Physicists in the US have discovered a laser-based “switch” that turns a sample of ions completely transparent at certain frequencies. Working at the California Institute of Technology (Caltech), the researchers found that when they coupled ytterbium ions (Yb3+) to a nanophotonic resonator and strongly excited them with laser light, the ions abruptly stopped reflecting light at frequencies associated with their vibrations. This effect, which the team dubs “collectively induced transparency”, could have applications in quantum optical devices.
“We discovered the phenomenon while trying to develop techniques to control ytterbium atoms coupled to an optical cavity using laser light,” co-team leader Andrei Faraon tells Physics World. The cavity, which measures 20 microns across, contains roughly a million Yb3+ ions. As a group, these ions are vibrating at a broad distribution of frequencies, but Faraon explains that each individual ion only vibrates within a very narrow frequency range.
“When probed with a laser with lower power, the system is opaque,” he continues. “When the laser is tuned at a frequency exactly in the middle of the frequency distribution, however, and its power increased, the system becomes transparent.”

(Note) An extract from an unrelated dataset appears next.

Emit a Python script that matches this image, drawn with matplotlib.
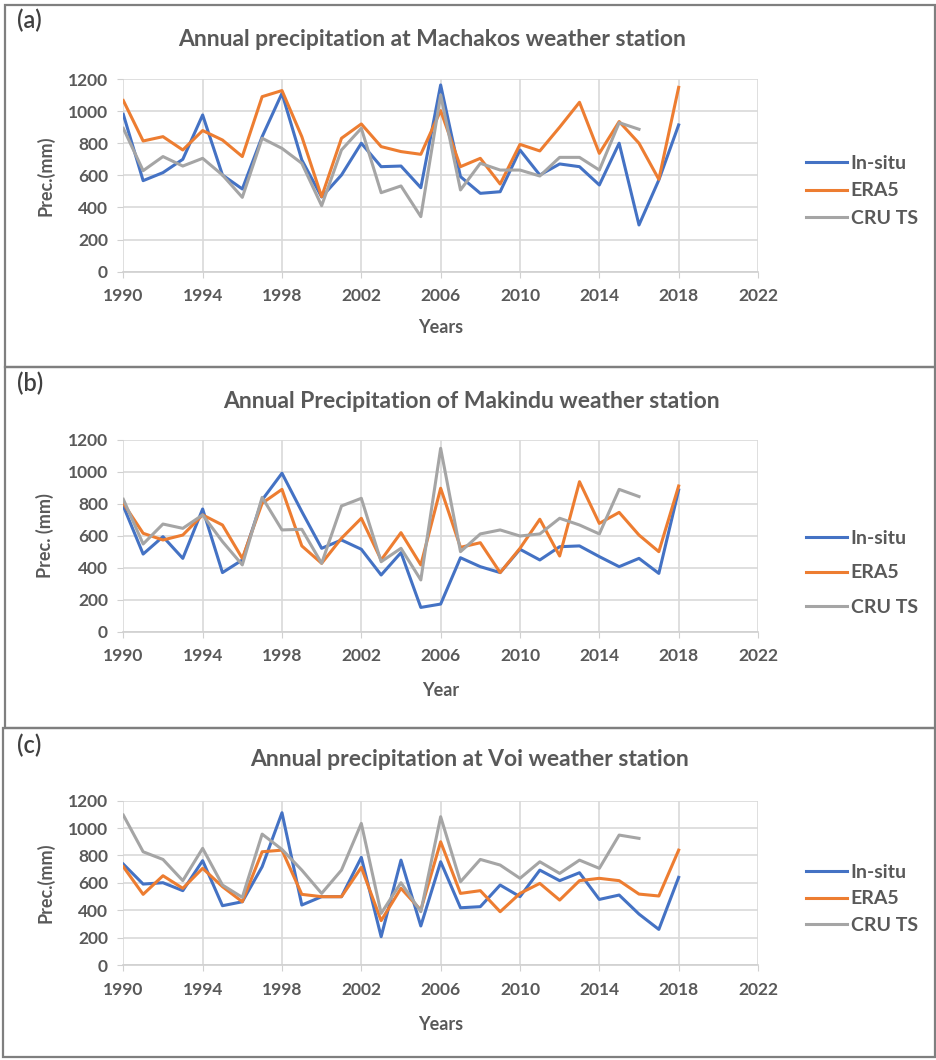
import matplotlib.pyplot as plt
from matplotlib.patches import Rectangle

plt.rcParams['font.family'] = ['Lato', 'DejaVu Sans']

years = list(range(1990, 2019))
cru_years = list(range(1990, 2017))

# Machakos
mach_insitu = [980, 567, 617, 700, 976, 602, 515, 841, 1111, 696, 465, 602, 800, 654, 658, 523,
               1163, 592, 488, 498, 758, 602, 671, 654, 540, 800, 291, 571, 914]
mach_era5 = [1066, 814, 841, 758, 879, 820, 717, 1090, 1128, 841, 467, 831, 920, 779, 748, 731,
             1003, 654, 706, 546, 793, 752, 900, 1055, 737, 935, 800, 575, 1148]
mach_cru = [893, 629, 717, 658, 706, 602, 463, 831, 768, 675, 411, 758, 893, 492, 534, 343,
            1101, 509, 675, 633, 633, 596, 712, 712, 633, 928, 887]

# Makindu
maki_insitu = [787, 486, 595, 459, 768, 370, 449, 825, 992, 752, 522, 574, 516, 355, 495, 152,
               173, 463, 407, 370, 516, 449, 532, 537, 470, 407, 459, 365, 887]
maki_era5 = [804, 616, 574, 605, 731, 668, 459, 804, 891, 537, 428, 585, 710, 449, 620, 418,
             898, 528, 557, 370, 522, 704, 474, 939, 678, 747, 605, 501, 912]
maki_cru = [829, 549, 674, 647, 731, 564, 418, 841, 637, 641, 428, 787, 835, 438, 522, 324,
            1148, 501, 612, 637, 599, 612, 710, 668, 612, 891, 846]

# Voi
voi_insitu = [737, 591, 601, 543, 762, 433, 462, 718, 1112, 438, 499, 499, 786, 207, 766, 285,
              754, 418, 426, 584, 499, 693, 616, 674, 479, 511, 372, 260, 640]
voi_era5 = [718, 516, 652, 560, 706, 572, 462, 827, 839, 516, 499, 499, 713, 324, 560, 401,
            900, 523, 543, 389, 523, 596, 474, 616, 633, 616, 518, 504, 839]
voi_cru = [1095, 827, 771, 616, 852, 584, 494, 956, 844, 693, 523, 693, 1034, 377, 601, 389,
           1083, 608, 771, 730, 633, 754, 669, 766, 706, 949, 925]

series_labels = ['In-situ', 'ERA5', 'CRU TS']
colors = ['#4472C4', '#ED7D31', '#A5A5A5']
txt = '#595959'

W, H = 937, 1060
fig = plt.figure(figsize=(W / 100, H / 100), dpi=100)

def fx(px):
    return px / W

def fy(py):
    return 1 - py / H

panels = [
    dict(tag='(a)', title='Annual precipitation at Machakos weather station', xlabel='Years',
         ylabel='Prec.(mm)', data=(mach_insitu, mach_era5, mach_cru),
         box=(5, 5, 935, 367), ax_top=79, ax_bot=271.7, tag_y=20, title_y=40,
         xlab_y=328, leg_y=191, leg_sp=0.55, title_x=432),
    dict(tag='(b)', title='Annual Precipitation of Makindu weather station', xlabel='Year',
         ylabel='Prec. (mm)', data=(maki_insitu, maki_era5, maki_cru),
         box=(5, 367, 935, 728), ax_top=440, ax_bot=631.7, tag_y=383, title_y=401,
         xlab_y=690, leg_y=573, leg_sp=0.9, title_x=471),
    dict(tag='(c)', title='Annual precipitation at Voi weather station', xlabel='Years',
         ylabel='Prec.(mm)', data=(voi_insitu, voi_era5, voi_cru),
         box=(3, 728, 935, 1057), ax_top=800.7, ax_bot=965, tag_y=745, title_y=760,
         xlab_y=1025, leg_y=899, leg_sp=0.5, title_x=470),
]

for p in panels:
    x0, y0, x1, y1 = p['box']
    fig.add_artist(Rectangle((fx(x0), fy(y1)), fx(x1 - x0), (y1 - y0) / H,
                             transform=fig.transFigure, fill=False,
                             edgecolor='#7f7f7f', linewidth=1.6))

    ax = fig.add_axes([fx(123.3), fy(p['ax_bot']), fx(758 - 123.3),
                       (p['ax_bot'] - p['ax_top']) / H])
    insitu, era5, cru = p['data']
    ax.plot(years, insitu, color=colors[0], lw=2.2, label=series_labels[0])
    ax.plot(years, era5, color=colors[1], lw=2.2, label=series_labels[1])
    ax.plot(cru_years, cru, color=colors[2], lw=2.2, label=series_labels[2])

    ax.set_xlim(1990, 2022)
    ax.set_ylim(0, 1200)
    ax.set_xticks(range(1990, 2023, 4))
    ax.set_yticks(range(0, 1201, 200))
    ax.grid(True, color='#d9d9d9', linewidth=1.2)
    ax.set_axisbelow(True)
    for s in ['top', 'right', 'left']:
        ax.spines[s].set_visible(False)
    ax.spines['bottom'].set_color('#d0d0d0')
    ax.spines['bottom'].set_linewidth(1.2)
    ax.tick_params(axis='x', colors='#d0d0d0', labelcolor=txt, length=4, pad=8,
                   labelsize=12.5)
    ax.tick_params(axis='y', colors='#d0d0d0', labelcolor=txt, length=4, pad=7,
                   labelsize=12.5)
    for lab in ax.get_xticklabels() + ax.get_yticklabels():
        lab.set_fontweight('bold')

    fig.text(fx(17), fy(p['tag_y']), p['tag'], fontsize=17, color='#404040',
             fontweight='semibold', va='center', ha='left')
    fig.text(fx(p['title_x']), fy(p['title_y']), p['title'], fontsize=16.5,
             fontweight='bold', color=txt, ha='center', va='center')
    fig.text(fx(441), fy(p['xlab_y']), p['xlabel'], fontsize=13, fontweight='bold',
             color=txt, ha='center', va='center')
    fig.text(fx(45), fy((p['ax_top'] + p['ax_bot']) / 2), p['ylabel'], fontsize=13,
             fontweight='bold', color=txt, ha='center', va='center', rotation=90)

    leg = ax.legend(loc='center left', bbox_to_anchor=(fx(806), fy(p['leg_y'])),
                    bbox_transform=fig.transFigure, frameon=False, fontsize=14,
                    borderpad=0, borderaxespad=0, handlelength=2.1,
                    handletextpad=0.2, labelspacing=p['leg_sp'])
    for t in leg.get_texts():
        t.set_color(txt)
        t.set_fontweight('bold')

fig.savefig('out.png', dpi=100, facecolor='white')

Akin to destructive interference
This selective transparency effect is related to how the ions oscillate with respect to the laser, Faraon says. He compares it to the well-known phenomenon of destructive interference, in which waves from two or more sources cancel each other out. In the system studied in this work, the groups of ions absorb and re-emit light continuously. Normally, this re-emission process means that laser light gets reflected. At the collectively induced transparency frequency, however, something very different happens: the re-emitted light from each of the ions in a group balances, leading to a dramatic decrease in reflection.
Atom cavity sees the same photon twice
As well as collectively induced transparency, Faraon and colleagues also observed that the ensemble of ions can absorb and emit light much faster or slower than a single ion depending on the intensity of the laser. These processes are known as super-radiance and sub-radiance, respectively, and are not well understood. Even so, the researchers say that this highly nonlinear optical emission pattern could be exploited to create more efficient quantum optical technologies. Examples might include quantum memories in which information is stored in an ensemble of strongly coupled ions, as well as solid-state super-radiant lasers for ensemble-based quantum interconnects in quantum information processors.
The research is described in Nature.